Inner Mongolia region sets penalties for crypto activities

Inner Mongolia region sets penalties for crypto activities

China’s Inner Mongolia region has introduced punishments for firms and individuals involved in digital currency mining as it looks to further crack down on the practice.

The announcement came after Chinese Vice Premier Liu He announced last week that it is necessary to crack down on Bitcoin mining and trading behavior in order to prevent the transmission of individual risks to the social field.

Those comments were regarded as Beijing’s intentions to resume a four-year crackdown on bitcoin trading and other crypto-related activities.

Inner Mongolia’s latest draft proposals intend to target firms such as telecommunications and internet companies engaging in virtual currency mining. According to the Inner Mongolia Development and Reform Commission, such companies could have their business licenses revoked if they are found to be involved in mining.

Moreover, there are also severe punishments for individuals involved in money laundering of fundraising via digital currencies.

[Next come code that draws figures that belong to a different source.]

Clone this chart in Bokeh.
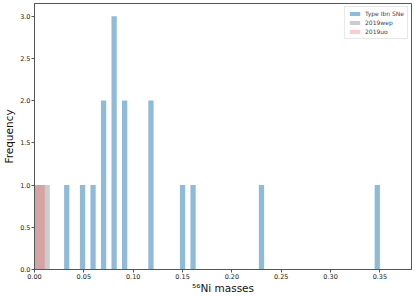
import numpy as np
from bokeh.plotting import figure
from bokeh.models import Range1d, FixedTicker, PrintfTickFormatter, Legend, LegendItem
from bokeh.embed import file_html
from bokeh.resources import INLINE

# 56Ni masses of Type Ibn SNe
ibn_masses = [0.03, 0.048, 0.058, 0.07, 0.07, 0.08, 0.08, 0.08, 0.09, 0.09,
              0.12, 0.12, 0.15, 0.16, 0.23, 0.35]
ibn_bins = 60
# single-bin histograms of the two objects
wep_edges = [0.0, 0.0155]
wep_counts = [1]
uo_edges = [0.0, 0.0104]
uo_counts = [1]

x_ticks = [0.0, 0.05, 0.10, 0.15, 0.20, 0.25, 0.30, 0.35]
y_ticks = [0.0, 0.5, 1.0, 1.5, 2.0, 2.5, 3.0]

counts, edges = np.histogram(ibn_masses, bins=ibn_bins)
mask = counts > 0

FONT = "DejaVu Sans"
p = figure(width=415, height=296, output_backend="svg", toolbar_location=None,
           x_range=Range1d(0, 0.382), y_range=Range1d(0, 3.15),
           min_border_left=0, min_border_right=4, min_border_top=3, min_border_bottom=0)

r_ibn = p.quad(left=edges[:-1][mask], right=edges[1:][mask], bottom=0, top=counts[mask],
               fill_color="#1f77b4", fill_alpha=0.5, line_color=None)
r_wep = p.quad(left=wep_edges[:-1], right=wep_edges[1:], bottom=0, top=wep_counts,
               fill_color="gray", fill_alpha=0.4, line_color=None)
r_uo = p.quad(left=uo_edges[:-1], right=uo_edges[1:], bottom=0, top=uo_counts,
              fill_color="red", fill_alpha=0.2, line_color=None)

legend = Legend(items=[LegendItem(label="Type Ibn SNe", renderers=[r_ibn]),
                       LegendItem(label="2019wep", renderers=[r_wep]),
                       LegendItem(label="2019uo", renderers=[r_uo])],
                location="top_right")
legend.label_text_font = FONT
legend.label_text_font_size = "6px"
legend.label_height = 6
legend.glyph_height = 5
legend.glyph_width = 13
legend.spacing = 2
legend.padding = 3
legend.margin = 3
legend.label_standoff = 4
legend.border_line_color = "#d0d0d0"
legend.border_line_width = 1
legend.background_fill_alpha = 0.8
p.add_layout(legend)

p.xgrid.visible = False
p.ygrid.visible = False
p.outline_line_color = "#555555"
p.outline_line_width = 1

for ax in (p.xaxis[0], p.yaxis[0]):
    ax.axis_line_color = "#555555"
    ax.major_tick_line_color = "#555555"
    ax.minor_tick_line_color = None
    ax.major_tick_out = 3
    ax.major_tick_in = 0
    ax.major_label_text_font = FONT
    ax.major_label_text_font_size = "6.5px"
    ax.major_label_text_color = "#222222"
    ax.axis_label_text_font = FONT
    ax.axis_label_text_font_size = "10.5px"
    ax.axis_label_text_font_style = "normal"
    ax.axis_label_text_color = "#111111"
    ax.major_label_standoff = 1

p.xaxis[0].ticker = FixedTicker(ticks=x_ticks)
p.xaxis[0].formatter = PrintfTickFormatter(format="%.2f")
p.yaxis[0].ticker = FixedTicker(ticks=y_ticks)
p.yaxis[0].formatter = PrintfTickFormatter(format="%.1f")
p.xaxis[0].axis_label = "\u2075\u2076Ni masses"
p.yaxis[0].axis_label = "Frequency"
p.xaxis[0].axis_label_standoff = 0
p.yaxis[0].axis_label_standoff = 2

open("out.html", "w").write(file_html(p, INLINE))
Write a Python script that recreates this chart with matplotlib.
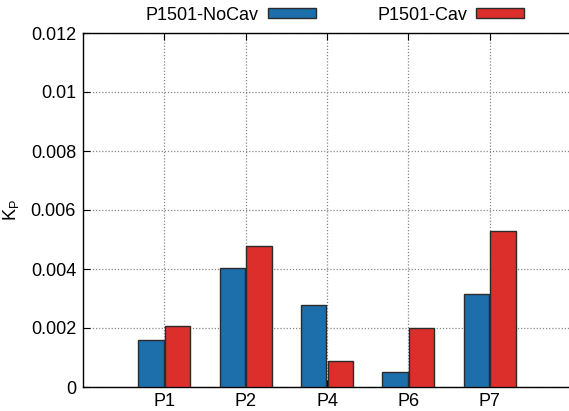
import numpy as np
import matplotlib
matplotlib.use('Agg')
import matplotlib.pyplot as plt

plt.rcParams['font.family'] = ['Liberation Sans', 'DejaVu Sans']
plt.rcParams['mathtext.default'] = 'regular'

# data
categories = ['P1', 'P2', 'P4', 'P6', 'P7']
nocav = [0.00159, 0.00404, 0.00278, 0.00052, 0.00315]
cav = [0.00206, 0.00479, 0.00089, 0.00200, 0.00529]
series_names = ['P1501-NoCav', 'P1501-Cav']
yticks = [0, 0.002, 0.004, 0.006, 0.008, 0.01, 0.012]
ytick_labels = ['0', '0.002', '0.004', '0.006', '0.008', '0.01', '0.012']

blue = '#1c6fab'
red = '#dc2e2a'

fig = plt.figure(figsize=(5.69, 4.11), dpi=100)
# right spine sits just outside the picture, as in the reference
ax = fig.add_axes([83 / 569, 1 - 387 / 411, 488 / 569, 354 / 411])

x = np.arange(len(categories))
w = 0.31
b1 = ax.bar(x - 0.165, nocav, w, color=blue, edgecolor='#2b2b2b', linewidth=1, zorder=3, label=series_names[0])
b2 = ax.bar(x + 0.165, cav, w, color=red, edgecolor='#2b2b2b', linewidth=1, zorder=3, label=series_names[1])

ax.set_xlim(-1, 5)
ax.set_ylim(0, 0.012)
ax.set_xticks(x)
ax.set_xticklabels(categories)
ax.set_yticks(yticks)
ax.set_yticklabels(ytick_labels)

ax.grid(True, linestyle=(0, (1, 1.5)), color='#888888', linewidth=0.9, zorder=0)
ax.set_axisbelow(True)

ax.tick_params(axis='both', direction='in', length=5, width=0.8, labelsize=13, colors='black')
ax.tick_params(axis='x', top=True, pad=4)
ax.tick_params(axis='y', right=False, pad=5)
for s in ax.spines.values():
    s.set_linewidth(1.0)

ax.set_ylabel('$K_P$', fontsize=13)
ax.yaxis.set_label_coords(-0.128, 0.5)

ax.legend(ncol=2, markerfirst=False, frameon=False, fontsize=13,
          loc='center', bbox_to_anchor=(0.589, 0.9635), bbox_transform=fig.transFigure,
          handlelength=2.66, handleheight=0.45, handletextpad=0.5, columnspacing=3.4,
          borderpad=0, borderaxespad=0)

fig.savefig('out.png', dpi=100)
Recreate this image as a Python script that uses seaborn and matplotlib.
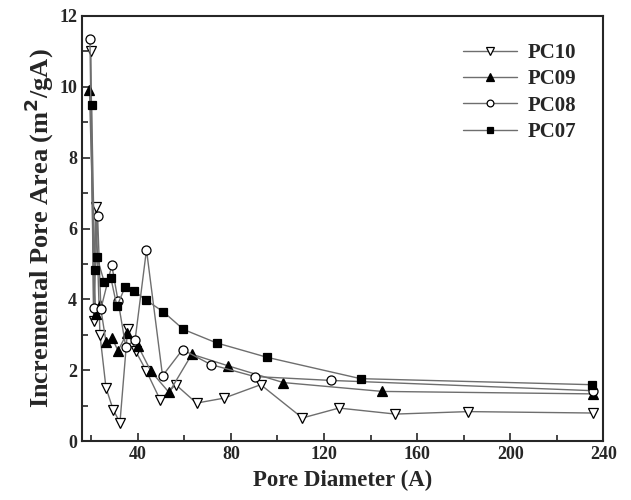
import numpy as np
import pandas as pd
import matplotlib
matplotlib.use("Agg")
import matplotlib.pyplot as plt
from matplotlib.ticker import MultipleLocator
import seaborn as sns

# values
pc10_x = [19.8, 21.0, 22.0, 23.7, 26.3, 29.4, 32.3, 35.6, 39.1, 43.7, 49.6, 56.3, 65.2, 77.0, 92.8, 110.7, 126.4, 150.7, 182.0, 235.6]
pc10_y = [11.0, 3.4, 6.6, 3.0, 1.5, 0.88, 0.52, 3.15, 2.53, 1.97, 1.16, 1.59, 1.07, 1.21, 1.59, 0.65, 0.93, 0.76, 0.83, 0.79]

pc09_x = [19.2, 21.8, 23.8, 26.3, 28.9, 31.5, 35.3, 40.1, 45.6, 53.4, 63.2, 78.9, 102.5, 145.0, 235.6]
pc09_y = [9.9, 3.6, 3.85, 2.8, 2.9, 2.55, 3.05, 2.68, 1.97, 1.37, 2.45, 2.12, 1.65, 1.4, 1.33]

pc08_x = [19.4, 21.0, 22.7, 24.1, 28.8, 31.5, 34.8, 38.8, 43.7, 50.6, 59.2, 71.3, 90.2, 123.1, 235.6]
pc08_y = [11.35, 3.75, 6.35, 3.73, 4.96, 3.95, 2.66, 2.85, 5.4, 1.84, 2.58, 2.16, 1.82, 1.71, 1.42]

pc07_x = [20.1, 21.5, 22.4, 25.5, 28.4, 31.0, 34.5, 38.2, 43.7, 50.9, 59.6, 73.8, 95.7, 135.7, 235.1]
pc07_y = [9.5, 4.82, 5.2, 4.5, 4.6, 3.8, 4.35, 4.24, 3.97, 3.65, 3.15, 2.77, 2.36, 1.76, 1.59]

series = [
    ("PC10", pc10_x, pc10_y, "v", "white", 7.5),
    ("PC09", pc09_x, pc09_y, "^", "black", 7.5),
    ("PC08", pc08_x, pc08_y, "o", "white", 6.5),
    ("PC07", pc07_x, pc07_y, "s", "black", 6),
]

sns.set_style("ticks")
plt.rcParams['font.family'] = ['Liberation Serif', 'DejaVu Serif']
plt.rcParams['font.weight'] = 'bold'

fig = plt.figure(figsize=(6.31, 5.0), dpi=100)
ax = fig.add_axes([0.130, 0.118, 0.826, 0.850])

for name, xs, ys, mk, fc, ms in series:
    df = pd.DataFrame({"x": xs, "y": ys})
    sns.lineplot(data=df, x="x", y="y", ax=ax, color="#6e6e6e", linewidth=1.0,
                 marker=mk, markersize=ms, markerfacecolor=fc,
                 markeredgecolor="black", markeredgewidth=0.9, label=name)

ax.set_xlim(16, 240)
ax.set_ylim(0, 12)
ax.xaxis.set_major_locator(MultipleLocator(40))
ax.xaxis.set_minor_locator(MultipleLocator(20))
ax.yaxis.set_major_locator(MultipleLocator(2))
ax.yaxis.set_minor_locator(MultipleLocator(1))
ax.tick_params(which="both", direction="in", top=False, right=False, width=1.2)
ax.tick_params(which="major", length=6, labelsize=13)
ax.tick_params(which="minor", length=4)
for lab in ax.get_xticklabels() + ax.get_yticklabels():
    lab.set_fontweight("bold")
for sp in ax.spines.values():
    sp.set_linewidth(1.5)

ax.set_xlabel("Pore Diameter (A)", fontsize=16.5, fontweight="bold", labelpad=5)
ax.set_ylabel("Incremental Pore Area (m$^\\mathbf{2}$/gA)", fontsize=19, fontweight="bold", labelpad=2)

leg = ax.legend(loc="upper right", frameon=False, fontsize=15, markerscale=0.75,
                handlelength=2.6, handletextpad=0.5, labelspacing=0.3,
                borderaxespad=0.9)
for t in leg.get_texts():
    t.set_fontweight("bold")

fig.savefig("out.png", dpi=100)
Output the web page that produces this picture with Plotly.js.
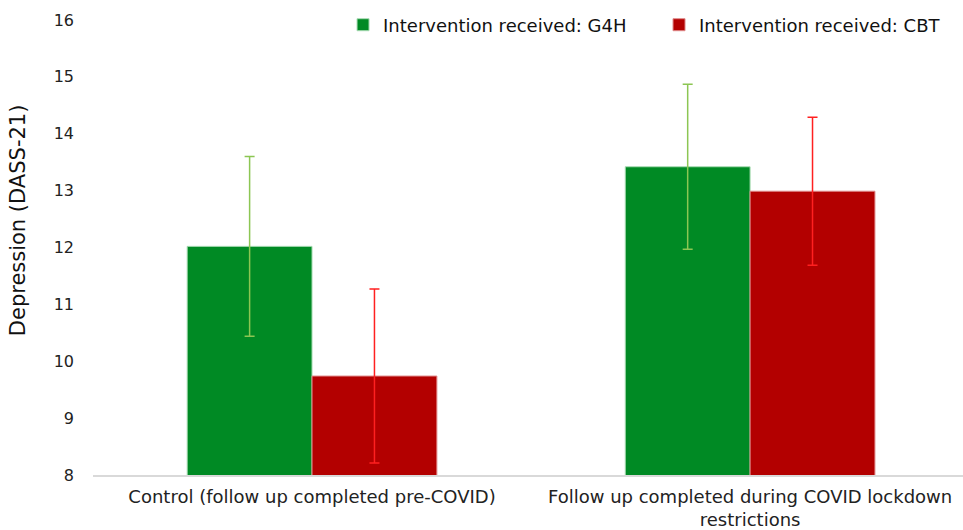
<!DOCTYPE html>
<html>
<head>
<meta charset="utf-8">
<script src="https://cdn.plot.ly/plotly-3.0.1.min.js"></script>
<style>html,body{margin:0;padding:0;background:#fff;}#chart{width:963px;height:530px;}</style>
</head>
<body>
<div id="chart"></div>
<script>
const categories = ["Control (follow up completed pre-COVID)", "Follow up completed during COVID lockdown<br>restrictions"];
const seriesNames = ["Intervention received: G4H", "Intervention received: CBT"];
const g4hValues = [12.02, 13.42];
const g4hErrors = [1.58, 1.45];
const cbtValues = [9.74, 12.99];
const cbtErrors = [1.53, 1.30];
const yTicks = [8, 9, 10, 11, 12, 13, 14, 15, 16];
const yTitle = "Depression (DASS-21)";

const font = "DejaVu Sans, Liberation Sans, Arial, sans-serif";

const traces = [
  {
    type: "bar", name: seriesNames[0], x: categories, y: g4hValues, legend: "legend",
    marker: {color: "#008a24", line: {color: "#a9dcb4", width: 1}},
    error_y: {type: "data", array: g4hErrors, visible: true, color: "#8cc653", thickness: 1.5, width: 5}
  },
  {
    type: "bar", name: seriesNames[1], x: categories, y: cbtValues, legend: "legend2",
    marker: {color: "#b30000", line: {color: "#e08a8a", width: 1}},
    error_y: {type: "data", array: cbtErrors, visible: true, color: "#ff2020", thickness: 1.5, width: 5}
  }
];

const legendStyle = (x) => ({
  orientation: "h", x: x, y: 0.989, xanchor: "left", yanchor: "middle",
  font: {family: font, size: 18, color: "#111"}, bgcolor: "rgba(0,0,0,0)", itemwidth: 30
});

const layout = {
  width: 963, height: 530,
  margin: {l: 93, r: 0, t: 20, b: 55},
  paper_bgcolor: "#fff", plot_bgcolor: "#fff",
  barmode: "group", bargap: 0.43, bargroupgap: 0,
  font: {family: font, size: 16, color: "#222"},
  showlegend: true,
  legend: legendStyle(0.2874),
  legend2: legendStyle(0.6506),
  xaxis: {
    type: "category", range: [-0.5, 1.486], showgrid: false, zeroline: false,
    showline: true, linecolor: "#d9d9d9", linewidth: 2, ticks: "",
    ticklabelstandoff: 4,
    tickfont: {family: font, size: 18, color: "#222"}
  },
  yaxis: {
    range: [8, 16], tickvals: yTicks, ticktext: yTicks.map(String),
    showgrid: false, zeroline: false, showline: false, ticks: "",
    ticklabelstandoff: 18,
    tickfont: {family: font, size: 16, color: "#222"}
  },
  annotations: [{
    text: yTitle, xref: "paper", yref: "paper", x: -0.0862, y: 0.56,
    xanchor: "center", yanchor: "middle", textangle: -90, showarrow: false,
    font: {family: font, size: 21, color: "#111"}
  }]
};

Plotly.newPlot("chart", traces, layout, {displayModeBar: false, staticPlot: true});
</script>
</body>
</html>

Inner Mongolia’s tough stance on mining started in March after it announced plans to ban new cryptocurrency mining projects and shut down existing activity in order to cut down on energy consumption.

China shut down local cryptocurrency exchanges in 2017

Bitcoin mining uses about 112.57 terawatt-hours per year of energy, more than entire countries such as the Philippines and Chile.

China accounts for around 65% of the world’s bitcoin mining. Meanwhile, Inner Mongolia accounts for about 8% globally, a greater share than the United States due to its cheap energy.

The country’s tough stance on cryptocurrencies is not new. China shut down local cryptocurrency exchanges in 2017, and that same year banned initial coin offerings (ICOs). However, traders have continued to operate on the Chinese mainland though exchanges have moved offshore.

Inner Mongolia’s scrutiny of bitcoin mining specifically comes as China aims to go green. President Xi Jinping announced in 2020 that China is targeting peak carbon dioxide emissions by 2030 and carbon neutrality by the year 2060.